= Brief =
Check each line of the data for "diagram" and select those that have it.

══ Dataset extract

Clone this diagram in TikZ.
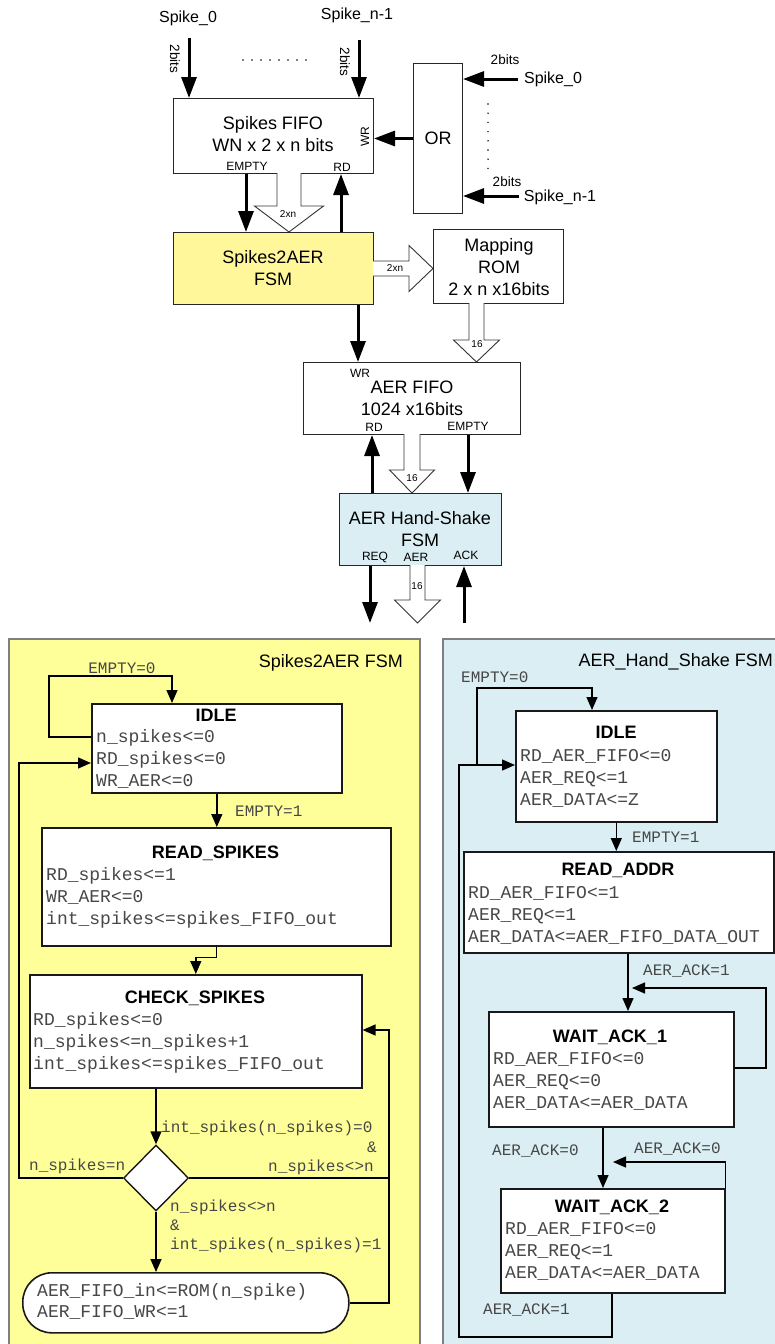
\documentclass[tikz,border=0pt]{standalone}
\usepackage{fontspec}
\setmainfont{Liberation Sans}
\setmonofont{Liberation Mono}
\usetikzlibrary{arrows.meta,shapes.geometric}

\definecolor{fsmyellow}{HTML}{FFFF99}
\definecolor{boxyellow}{HTML}{FFF799}
\definecolor{fsmblue}{HTML}{DAEEF3}
\definecolor{panelgray}{HTML}{7F7F7F}

\tikzset{
  blk/.style={draw=black!85, line width=1pt, anchor=north west, inner sep=0pt, fill=white},
  big/.style={font=\fontsize{18}{22}\selectfont, align=center, inner sep=0pt},
  spk/.style={font=\fontsize{16}{19}\selectfont, inner sep=0pt},
  bits/.style={font=\fontsize{13.5}{16}\selectfont, inner sep=0pt},
  port/.style={font=\fontsize{12}{14}\selectfont, inner sep=0pt},
  tiny/.style={font=\fontsize{10}{12}\selectfont, inner sep=0pt},
  bus/.style={line width=3pt, -{Triangle[length=21pt,width=15pt]}},
  hollow/.style={draw=black!80, line width=0.9pt, fill=white},
  panel/.style={draw=panelgray, line width=1.8pt, anchor=north west, inner sep=0pt},
  state/.style={draw=black!90, line width=1.6pt, fill=white, anchor=north west, inner sep=0pt},
  sttitle/.style={font=\bfseries\fontsize{18}{22}\selectfont, anchor=base, inner sep=0pt},
  stline/.style={font=\ttfamily\fontsize{18}{22}\selectfont, text=black!72, anchor=base west, inner sep=0pt},
  cond/.style={font=\ttfamily\fontsize{16}{20}\selectfont, text=black!72, inner sep=0pt},
  tr/.style={line width=1.4pt, -{Triangle[length=13pt,width=11pt]}},
  wire/.style={line width=1.4pt},
}

% action lines of a state: name, left x, first baseline y, list of lines
\newcommand\stlines[4]{%
  \foreach \lineitem [count=\k] in {#4}{%
    \node[stline] (#1-l\k) at (#2,{#3+22*(\k-1)}) {\lineitem};}}
% hollow bus arrow pointing down: centre x, top y, neck y, tip y, half shaft, half head
\newcommand\hdown[6]{%
  \draw[hollow] ({#1-#5},#2) -- ({#1-#5},#3) -- ({#1-#6},#3) -- (#1,#4)
    -- ({#1+#6},#3) -- ({#1+#5},#3) -- ({#1+#5},#2);}
% hollow bus arrow pointing right: centre y, left x, neck x, tip x, half shaft, half head
\newcommand\hright[6]{%
  \draw[hollow] (#2,{#1-#5}) -- (#3,{#1-#5}) -- (#3,{#1-#6}) -- (#4,#1)
    -- (#3,{#1+#6}) -- (#3,{#1+#5}) -- (#2,{#1+#5});}

\begin{document}
\begin{tikzpicture}[x=1pt,y=-1pt]
\useasboundingbox (0,0) rectangle (774,1344);

% ---------------- block diagram ----------------
\node[blk, minimum width=200pt, minimum height=75pt] (fifo) at (173,98) {};
\node[big] (fifotxt) at (273,134) {Spikes FIFO\\WN x 2 x n bits};
\node[blk, minimum width=49pt, minimum height=150pt] (orbox) at (413,63) {};
\node[big] (ortxt) at (orbox.center) {OR};
\node[blk, fill=boxyellow, minimum width=200pt, minimum height=72pt] (s2a) at (173,232) {};
\node[big] (s2atxt) at (273,268) {Spikes2AER\\FSM};
\node[blk, minimum width=130pt, minimum height=74pt] (rom) at (433,229) {};
\node[big] (romtxt) at (499,267) {Mapping\\ROM\\2 x n x16bits};
\node[blk, minimum width=217pt, minimum height=72pt] (aerfifo) at (303,362) {};
\node[big] (aerfifotxt) at (412,398) {AER FIFO\\1024 x16bits};
\node[blk, fill=fsmblue, minimum width=162pt, minimum height=72pt] (hs) at (339,493) {};
\node[big] (hstxt) at (420,529) {AER Hand-Shake\\FSM};

% port names
\node[port] (fifoempty) at (247,166) {EMPTY};
\node[port] (fiford) at (342,167) {RD};
\node[port, rotate=90] (fifowr) at (365,137) {WR};
\node[port] (aerwr) at (360,373) {WR};
\node[port] (aerrd) at (374,427) {RD};
\node[port] (aerempty) at (468,426) {EMPTY};
\node[port] (hsreq) at (375,557) {REQ};
\node[port] (hsaer) at (416,557) {AER};
\node[port] (hsack) at (466,555) {ACK};

% spike inputs
\node[spk] (sp0t) at (188,18) {Spike\_0};
\node[spk] (spnt) at (357,15) {Spike\_n-1};
\node[spk] (sp0r) at (553,79) {Spike\_0};
\node[spk] (spnr) at (560,197) {Spike\_n-1};
\node[bits, rotate=-90] (b0t) at (175,59) {2bits};
\node[bits, rotate=-90] (bnt) at (345,62) {2bits};
\node[bits] (b0r) at (505,60) {2bits};
\node[bits] (bnr) at (507,182) {2bits};
\foreach \i in {0,...,7} \fill (243+9*\i,60) circle (0.8);
\foreach \i in {0,...,7} \fill (488,104+9.2*\i) circle (0.8);

\coordinate (sp0in) at (189,38);
\coordinate (spnin) at (359,40);
\coordinate (or0in) at (518,79);
\coordinate (ornin) at (519,196);
\coordinate (reqout) at (370,623);
\coordinate (ackin) at (464,623);

\draw[bus] (sp0in) -- (sp0in |- fifo.north);
\draw[bus] (spnin) -- (spnin |- fifo.north);
\draw[bus] (or0in) -- (or0in -| orbox.east);
\draw[bus] (ornin) -- (ornin -| orbox.east);
\draw[bus] (orbox.west) -- (orbox.west -| fifo.east);
\draw[bus] ([xshift=73pt]fifo.south west) -- ([xshift=73pt]s2a.north west);
\draw[bus] ([xshift=168pt]s2a.north west) -- ([xshift=168pt]fifo.south west);
\draw[bus] ([xshift=185pt]s2a.south west) -- ([xshift=55pt]aerfifo.north west);
\draw[bus] ([xshift=33pt]hs.north west) -- ([xshift=69pt]aerfifo.south west);
\draw[bus] ([xshift=165pt]aerfifo.south west) -- ([xshift=129pt]hs.north west);
\draw[bus] ([xshift=31pt]hs.south west) -- (reqout);
\draw[bus] (ackin) -- ([xshift=125pt]hs.south west);

% wide data buses
\hdown{289}{173}{206}{232}{12}{34.5}
\node[tiny] (bus1) at (288,214) {2xn};
\hright{268.5}{373}{409}{433}{7.5}{23}
\node[tiny] (bus2) at (395,268) {2xn};
\hdown{476.5}{303}{340}{362}{7.5}{23}
\node[tiny] (bus3) at (477,344) {16};
\hdown{412}{434}{470}{493}{8}{22.5}
\node[tiny] (bus4) at (412,478) {16};
\hdown{417.5}{565}{600}{623}{7.5}{23}
\node[tiny] (bus5) at (417,586) {16};

% ---------------- state machine panels ----------------
\node[panel, fill=fsmyellow, minimum width=411pt, minimum height=730pt] (lpanel) at (8,638) {};
\node[panel, fill=fsmblue, minimum width=350pt, minimum height=730pt] (rpanel) at (442,638) {};
\node[big, anchor=base east] (ltitle) at (403,667) {Spikes2AER FSM};
\node[big, anchor=base east] (rtitle) at (773,666) {AER\_Hand\_Shake FSM};

% Spikes2AER FSM
\node[state, minimum width=250pt, minimum height=89pt] (idleA) at (91,703) {};
\node[sttitle] (idleAt) at (216,721) {IDLE};
\stlines{idleA}{96}{742}{n\_spikes<=0,RD\_spikes<=0,WR\_AER<=0}
\node[state, minimum width=349pt, minimum height=118pt] (readA) at (41,827) {};
\node[sttitle] (readAt) at (215.5,858) {READ\_SPIKES};
\stlines{readA}{46}{880}{RD\_spikes<=1,WR\_AER<=0,int\_spikes<=spikes\_FIFO\_out}
\node[state, minimum width=332pt, minimum height=113pt] (checkA) at (29,974) {};
\node[sttitle] (checkAt) at (195,1003) {CHECK\_SPIKES};
\stlines{checkA}{33}{1025}{RD\_spikes<=0,n\_spikes<=n\_spikes+1,int\_spikes<=spikes\_FIFO\_out}
\node[diamond, draw=black!90, line width=1.4pt, fill=white, minimum width=65pt,
      minimum height=66pt, inner sep=0pt] (dec) at (156,1178) {};
\node[state, rounded corners=29pt, minimum width=326pt, minimum height=60pt] (wrA) at (22,1272) {};
\node[stline] (wrA-l1) at (37,1296) {AER\_FIFO\_in<=ROM(n\_spike)};
\node[stline] (wrA-l2) at (37,1317) {AER\_FIFO\_WR<=1};

\coordinate (jr) at (389,1178);
\coordinate (jrtop) at (389,1030);
\draw[tr] ([yshift=-34pt]idleA.north west) -- (49,737) -- (49,676) -- (172,676)
  -- ([xshift=81pt]idleA.north west);
\draw[tr] (idleA.south) -- (idleA.south |- readA.north);
\draw[tr] (readA.south) -- ++(0,11) -| (checkA.north);
\draw[tr] (checkA.south -| dec.north) -- (dec.north);
\draw[tr] (dec.west) -- (19,1178) -- (19,763) -- ([yshift=-60pt]idleA.north west);
\draw[tr] (dec.east) -- (jr) -- (jrtop) -- (checkA.east |- jrtop);
\draw[wire] (wrA.east) -- (wrA.east -| jr) -- (jr);
\draw[tr] (dec.south) -- (dec.south |- wrA.north);

\node[cond, anchor=base] (cA1) at (122,673) {EMPTY=0};
\node[cond, anchor=base west] (cA2) at (235,816) {EMPTY=1};
\node[cond, anchor=base west] (cA3) at (161,1132) {int\_spikes(n\_spikes)=0};
\node[cond, anchor=base west] (cA4) at (367,1152) {\&};
\node[cond, anchor=base east] (cA5) at (374,1171) {n\_spikes<>n};
\node[cond, anchor=base west] (cA6) at (29,1170) {n\_spikes=n};
\node[cond, anchor=base west] (cA7) at (170,1211) {n\_spikes<>n};
\node[cond, anchor=base west] (cA8) at (170,1230) {\&};
\node[cond, anchor=base west] (cA9) at (170,1249) {int\_spikes(n\_spikes)=1};

% AER_Hand_Shake FSM
\node[state, minimum width=201pt, minimum height=111pt] (idleB) at (515,710) {};
\node[sttitle] (idleBt) at (616,738) {IDLE};
\stlines{idleB}{520}{761}{RD\_AER\_FIFO<=0,AER\_REQ<=1,AER\_DATA<=Z}
\node[state, minimum width=310pt, minimum height=101pt] (readB) at (463,851) {};
\node[sttitle] (readBt) at (618,875) {READ\_ADDR};
\stlines{readB}{468}{898}{RD\_AER\_FIFO<=1,AER\_REQ<=1,AER\_DATA<=AER\_FIFO\_DATA\_OUT}
\node[state, minimum width=245pt, minimum height=115pt] (waitA) at (488,1011) {};
\node[sttitle] (waitAt) at (610,1042) {WAIT\_ACK\_1};
\stlines{waitA}{493}{1064}{RD\_AER\_FIFO<=0,AER\_REQ<=0,AER\_DATA<=AER\_DATA}
\node[state, minimum width=224pt, minimum height=104pt] (waitB) at (500,1188) {};
\node[sttitle] (waitBt) at (612,1212) {WAIT\_ACK\_2};
\stlines{waitB}{505}{1234}{RD\_AER\_FIFO<=0,AER\_REQ<=1,AER\_DATA<=AER\_DATA}

\coordinate (loopB) at (477,765);
\coordinate (ack1end) at (632,988);
\coordinate (ack2end) at (613,1162);
\draw[tr] (loopB) |- (592,688) -- ([xshift=77pt]idleB.north west);
\draw[tr] (idleB.south) -- (idleB.south |- readB.north);
\draw[tr] ([xshift=165pt]readB.south west) -- ([xshift=140pt]waitA.north west);
\draw[tr] ([yshift=-57pt]waitA.north east) -- (766,1068) -- (766,988) -- (ack1end);
\draw[tr] ([xshift=115pt]waitA.south west) -- ([xshift=103pt]waitB.north west);
\draw[tr] (waitB.north east) -- (waitB.north east |- ack2end) -- (ack2end);
\draw[tr] ([xshift=112pt]waitB.south west) -- (612,1337) -- (459,1337) -- (459,765)
  -- ([yshift=-55pt]idleB.north west);

\node[cond, anchor=base west] (cB1) at (461,682) {EMPTY=0};
\node[cond, anchor=base west] (cB2) at (632,842) {EMPTY=1};
\node[cond, anchor=base west] (cB3) at (643,975) {AER\_ACK=1};
\node[cond, anchor=base west] (cB4) at (492,1155) {AER\_ACK=0};
\node[cond, anchor=base west] (cB5) at (634,1153) {AER\_ACK=0};
\node[cond, anchor=base west] (cB6) at (483,1314) {AER\_ACK=1};
\end{tikzpicture}
\end{document}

════

= Solution for this exercise =
Clone this diagram in TikZ.
% ---------------- block diagram ----------------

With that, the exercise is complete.